The pot with its sock filter in place, ready for the coffee to pour through.
Making coffee the Venezuelan way--or perhaps I should say Michele's way--is easy, and you don't need the special pot with its sock-like coffee filter made from an old t-shirt to do it.  Measure out water for the number of mugs of coffee you want (this is too good to stop at a dainty cupful), and put it in an ordinary saucepan.  Bring it to a boil.  Then, off the heat, add to the hot water a heaping tablespoon of ground coffee for each mugful.  Stir it gently, if you want.  Let it stand for a couple of minutes (most of the grounds will sink to the bottom of the pot), then pour it through a filter--a Melitta filter will work just fine.  As Michele says, putting the coffee into the hot water, rather than pouring the boiling water over the grounds, ensures that all the coffee gets wet.  It makes a delicious, mild but fully flavored cup of coffee.  Michele likes to add dry milk--a large spoonful per mug--to the bottom of the pot before she pours the coffee through.  I prefer to add heated milk to mine.  Either way, it's delicious.

Sometimes I make the coffee in the espresso maker, and this too is glorious.  I wish you could try it (it's a little mean to talk about it when this coffee is so hard to get)--trust me, it's fabulous.  You'd never accept anything else.

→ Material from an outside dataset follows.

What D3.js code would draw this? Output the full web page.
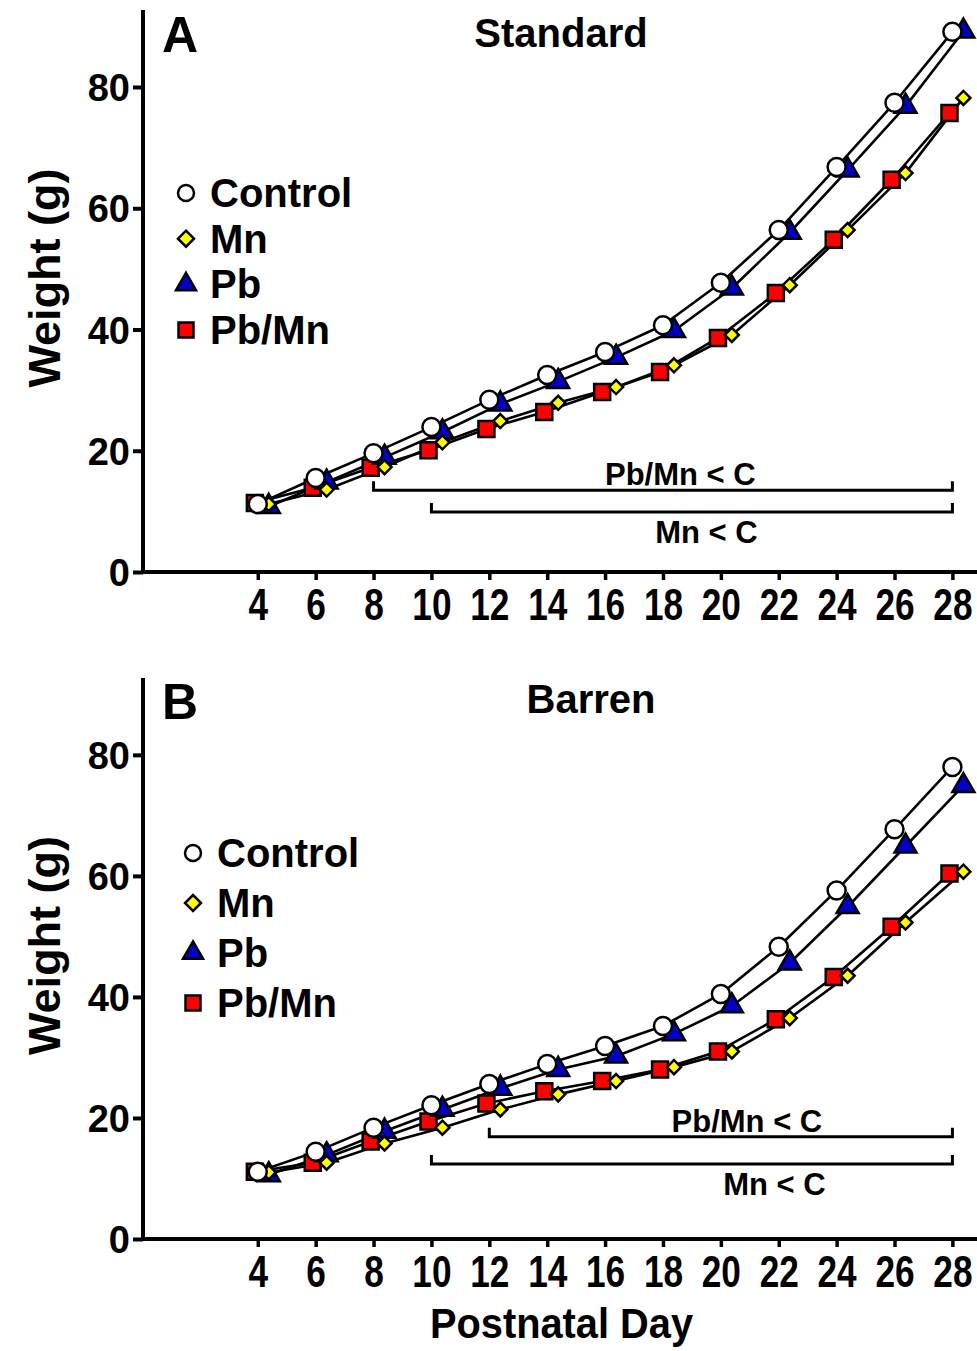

But in the end, it's not so much how the coffee tastes--wonderful as that is--that makes it so special.  Well, that does make it special, but the people I think about when I drink it make it even more so.  I have been dabbling in writing poetry since the spring, so I tried to capture this in a poem:


There is a legion in this cup,
a host revives with every sip:

My sagacious, intrepid daughter,
returning in spring from the Andes of Venezuela,
first presented me this coffee as a gift, a memento
of her grand sojourn into worlds and words unknown—
she with her idealistic, questing spirit is there
(and so is her sister, for I cannot think of one without the other).

Soft-spoken monks grow the beans on the slopes of those soaring mountains.
A wise priest leads them; he spoke of God
as we perched beside the monastery,
two ageing mountain goats in the windy stillness—
the spirits of the monks and priest
rise on the steam like smoke from a censer.

An American expatriate taught me to steep it perfectly;
we drank the coffee from stoneware mugs
on  the cool, serene veranda behind her house
in a village nestled at the foot of Pico Bolivar one soft June morning—
she and that morning surround me,
and I can smell the scented air.

To a friend who loves coffee
I gave some that I brought home in my suitcase.
Like a trader carrying precious cargo in a spice caravan, I bore it home
and sent it with a mug and a note explaining how to make it flawlessly—
that friend frolics in the milk
as it swirls and eddies into the mug and rises to the top like sea foam.

A woman who lives on the road to the páramo
fashions pots of a unique design.
Another friend brought me one of them: it stands in my kitchen
so that I pour the coffee from a pot made from the earth where the beans grow—
potter, friend, and soil;
all are here.

But most of all,
there is you.
We sit sipping the dusky, mellow warmth,
marshalling a militia of memories
and speaking softly to one another
of those we love.

Next time you have something you connect with loved ones, think of them; speak of them.  There is nothing more important than that:  not coffee, not pots, and certainly not politics.  It's the people and the relationships that matter.